Terrorists: The US was not considered a state actor in fighting for independence.

And Peacekeepers? Nonviolence is not a normal human response: Peacekeepers train to hold the line without firing, and to deescalate tensions in order to find Peace

> there are some major differences between a state actor committing aggression and acts of terrorism

They are overlapping categories; most terrorism is done by state actors (directly, not even counting actions through proxies, which account for most of the rest.)

Heck, terrorism takes its name from a specific instance of internal state action.

> The US was not considered a state actor in fighting for independence.

Well, it wasn't considered that by Britain. France, OTOH, executed two treaties with the US in 1778, so they clearly had a different view.
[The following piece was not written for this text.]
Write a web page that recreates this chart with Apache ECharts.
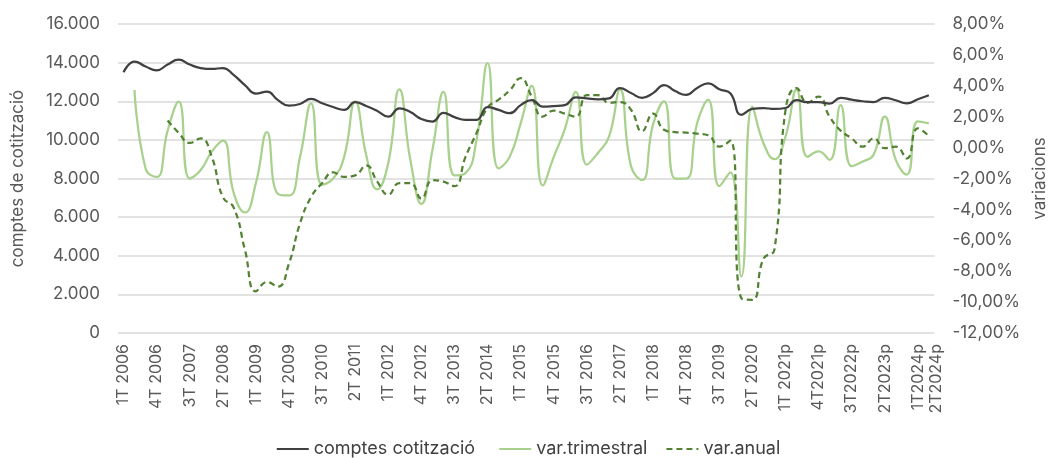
<!DOCTYPE html>
<html>
<head>
<meta charset="utf-8">
<script src="https://cdn.jsdelivr.net/npm/echarts@6/dist/echarts.min.js"></script>
<style>
  html, body { margin: 0; padding: 0; background: #fff; }
  #chart { width: 1056px; height: 458px; }
</style>
</head>
<body>
<div id="chart"></div>
<script>
const categories = [
  "1T 2006", "2T 2006", "3T 2006", "4T 2006",
  "1T 2007", "2T 2007", "3T 2007", "4T 2007",
  "1T 2008", "2T 2008", "3T 2008", "4T 2008",
  "1T 2009", "2T 2009", "3T 2009", "4T 2009",
  "1T 2010", "2T 2010", "3T 2010", "4T 2010",
  "1T 2011", "2T 2011", "3T 2011", "4T 2011",
  "1T 2012", "2T 2012", "3T 2012", "4T 2012",
  "1T 2013", "2T 2013", "3T 2013", "4T 2013",
  "1T 2014", "2T 2014", "3T 2014", "4T 2014",
  "1T 2015", "2T 2015", "3T 2015", "4T 2015",
  "1T 2016", "2T 2016", "3T 2016", "4T 2016",
  "1T 2017", "2T 2017", "3T 2017", "4T 2017",
  "1T 2018", "2T 2018", "3T 2018", "4T 2018",
  "1T 2019", "2T 2019", "3T 2019", "4T 2019",
  "1T 2020", "2T 2020", "3T 2020", "4T 2020",
  "1T 2021p", "2T2021p", "3T2021p", "4T2021p",
  "1T2022p", "2T2022p", "3T2022p", "4T2022p",
  "1T2023p", "2T2023p", "3T2023p", "4T2023p",
  "1T2024p", "2T2024p"
];

// comptes de cotització (eix esquerre)
const comptes = [
  13500, 14050, 13800, 13600, 13900, 14150, 13900, 13720,
  13670, 13720, 13350, 12840, 12400, 12500, 12060, 11770,
  11860, 12120, 11900, 11700, 11550, 11950, 11750, 11500,
  11200, 11630, 11440, 11080, 10950, 11400, 11180, 11030,
  11030, 11700, 11550, 11380, 11800, 12060, 11720, 11750,
  11800, 12200, 12150, 12100, 12150, 12680, 12430, 12180,
  12420, 12840, 12530, 12330, 12690, 12930, 12620, 12410,
  11300, 11600, 11650, 11600, 11650, 12060, 11950, 11950,
  11880, 12180, 12080, 12000, 11950, 12180, 12050, 11890,
  12100, 12310
];

// variació trimestral (%)
const varTrimestral = [
  null, 3.73, -1.35, -1.9, 1.1, 2.97, -2.0, -1.45,
  -0.26, 0.45, -2.96, -4.2, -2.3, 1.0, -3.0, -3.1,
  -0.6, 2.87, -2.4, -2.0, -0.6, 3.0, -0.5, -2.7,
  -1.0, 3.77, -0.8, -3.65, -0.15, 3.6, -1.8, -1.65,
  0.5, 5.46, -1.35, -0.6, 1.57, 4.0, -2.45, -0.6,
  1.2, 3.6, -1.1, -0.35, 0.7, 3.75, -1.2, -2.1,
  1.5, 3.0, -2.0, -2.0, 1.6, 3.1, -2.5, -1.6,
  -8.35, 2.65, 0.3, -0.75, 0.7, 3.75, -0.6, -0.25,
  -0.8, 2.75, -1.2, -0.9, -0.45, 2.0, -0.8, -1.75,
  1.7, 1.57
];

// variació anual (%)
const varAnual = [
  null, null, null, null, 1.75, 0.95, 0.3, 0.6,
  -0.6, -3.2, -3.9, -6.6, -9.3, -8.7, -9.0, -7.5,
  -4.9, -3.2, -2.3, -1.6, -1.9, -1.8, -1.15, -2.2,
  -3.05, -2.3, -2.3, -3.3, -2.1, -2.2, -2.5, -0.6,
  0.95, 2.6, 3.1, 3.7, 4.5, 3.3, 2.0, 2.4,
  2.2, 2.0, 3.4, 3.4, 2.9, 2.95, 2.45, 1.05,
  2.2, 1.15, 1.0, 0.97, 0.9, 0.8, 0.06, 0.45,
  -9.75, -9.85, -7.2, -6.6, 2.4, 3.85, 2.9, 3.3,
  2.0, 1.1, 0.6, 0.06, 0.6, -0.04, 0.06, -0.7,
  1.25, 0.75
];

const FONT = "Inter";
const TEXT = "#595959";

const chart = echarts.init(document.getElementById("chart"));

const lastIdx = comptes.length - 1;
const comptesData = comptes.map((v, i) => {
  if (i !== lastIdx) return v;
  return {
    value: v,
    label: {
      show: true,
      position: "top",
      offset: [-19, -7],
      color: "#404040",
      fontSize: 17,
      fontFamily: FONT,
      formatter: (p) => p.value.toLocaleString("de-DE"),
    },
  };
});

// same settings for both category axes; the second one only carries the last label
// so ECharts doesn't drop one of the two overlapping labels at the end
function catAxis(intervalFn, fmt) {
  return {
    type: "category",
    data: categories,
    boundaryGap: true,
    position: "bottom",
    axisLine: { show: false },
    axisTick: { show: false },
    splitLine: { show: false },
    axisLabel: {
      rotate: 90,
      color: TEXT,
      fontSize: 16,
      lineHeight: 15,
      fontFamily: FONT,
      margin: 11,
      interval: intervalFn,
      formatter: fmt,
    },
  };
}

// trailing spaces so the legend items sit where the original has them
const legendPad = { "comptes cotització": 2, "var.trimestral": 1, "var.anual": 0 };

const option = {
  animation: false,
  textStyle: { fontFamily: FONT },
  grid: { left: 118, right: 118, top: 24, bottom: 125 },
  legend: {
    top: 435,
    left: "center",
    itemWidth: 32,
    itemHeight: 14,
    itemGap: 13,
    itemStyle: { opacity: 0 },
    textStyle: { color: "#404040", fontSize: 18, fontFamily: FONT },
    formatter: (name) => name + "\u00a0".repeat(legendPad[name]),
    data: ["comptes cotització", "var.trimestral", "var.anual"],
  },
  xAxis: [
    catAxis((index) => index % 3 === 0, (v) => v),
    // empty first line pushes the last label a little to the right, as in the original
    catAxis((index) => index === lastIdx, (v) => "\n" + v),
  ],
  yAxis: [
    {
      type: "value",
      min: 0,
      max: 16000,
      interval: 2000,
      name: "comptes de cotització",
      nameLocation: "middle",
      nameRotate: 90,
      nameGap: 92,
      nameTextStyle: { color: TEXT, fontSize: 17, fontFamily: FONT },
      axisLine: { show: false },
      axisTick: { show: false },
      axisLabel: {
        color: TEXT,
        fontSize: 17,
        fontFamily: FONT,
        margin: 18,
        formatter: (v) => v.toLocaleString("de-DE"),
      },
      splitLine: { lineStyle: { color: "#d9d9d9", width: 1.5 } },
    },
    {
      type: "value",
      min: -12,
      max: 8,
      interval: 2,
      name: "variacions",
      nameLocation: "middle",
      nameRotate: 90,
      nameGap: 94,
      nameTextStyle: { color: TEXT, fontSize: 17, fontFamily: FONT },
      axisLine: { show: false },
      axisTick: { show: false },
      axisLabel: {
        color: TEXT,
        fontSize: 17,
        fontFamily: FONT,
        margin: 18,
        formatter: (v) => v.toFixed(2).replace(".", ",") + "%",
      },
      splitLine: { show: false },
    },
  ],
  series: [
    {
      name: "var.trimestral",
      type: "line",
      yAxisIndex: 1,
      data: varTrimestral,
      smooth: true,
      symbol: "none",
      lineStyle: { color: "#a9d18e", width: 2.25 },
      itemStyle: { color: "#a9d18e" },
    },
    {
      name: "var.anual",
      type: "line",
      yAxisIndex: 1,
      data: varAnual,
      smooth: true,
      symbol: "none",
      lineStyle: { color: "#548235", width: 2.25, type: [6, 4] },
      itemStyle: { color: "#548235" },
    },
    {
      name: "comptes cotització",
      type: "line",
      yAxisIndex: 0,
      data: comptesData,
      smooth: true,
      symbol: "none",
      lineStyle: { color: "#404040", width: 2.25 },
      itemStyle: { color: "#404040" },
    },
  ],
};

chart.setOption(option);
</script>
</body>
</html>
The last time the US declared war via Congress was 1942 [https://www.senate.gov/about/powers-procedures/declarations-...].

All wars since then, and many before, started via executive action or response.

All our current wars are merely consented to by Congress. A great many drone strikes (even acknowledged ones) have occurred in countries we are not even nominally at war with, and in conditions that do not comply with the typical treaties or conditions of war.

Terror is a tool of war. If winning of a war is not a goal, then it just pure terror, and inducing it is terrorism.
Actions by large national militaries tends not to be called terrorism. Basically, once a nation has enough influence, they can preform "peacekeeping" actions anywhere they can get away with it.

Convert warfare has been used in the past to describe terrorist actions done through third-parties.

An accident? An assassination attempt by another party member? A hit launched by an organized crime organization? A revenge thing between powerful families? Not every grenade or bomb attack is terrorism. That it was delivered by drone is interesting but could easily be based on other motivations.
The type of technology used has no bearing on the designation of "terrorism".

Any form of violence can have various motivations.

Probably: Whether or not civilians were the intended targets.
Here's a TLS version: https://lite.cnn.com/en/article/h_c828f6152428a05569ddfc66bd...

Not sure why CNN even serves non-TLS these days?

Many devices in other countries cannot support TLS. Especially those using the lite version of the website.
Are there browsers in use that don't support TLS? The most low-end browser (as in runs on the most low-end devices) I know of is opera mini and that supports TLS (since their servers do the actual fetching/rendering), looking at https://www.ssllabs.com/ssltest/analyze.html?d=lite.cnn.com&... CNN seems to support everything, including stuff like IE7 and android 2.
It's always funny how they talk about "iran-backed" militias... But not "america-backed" or "saudi-backed" or "uae-backed" or "israeli-backed"...
I'm surprised al-Khadimi got CNN to repeat "assassination is the means of cowards". That guy's a pro.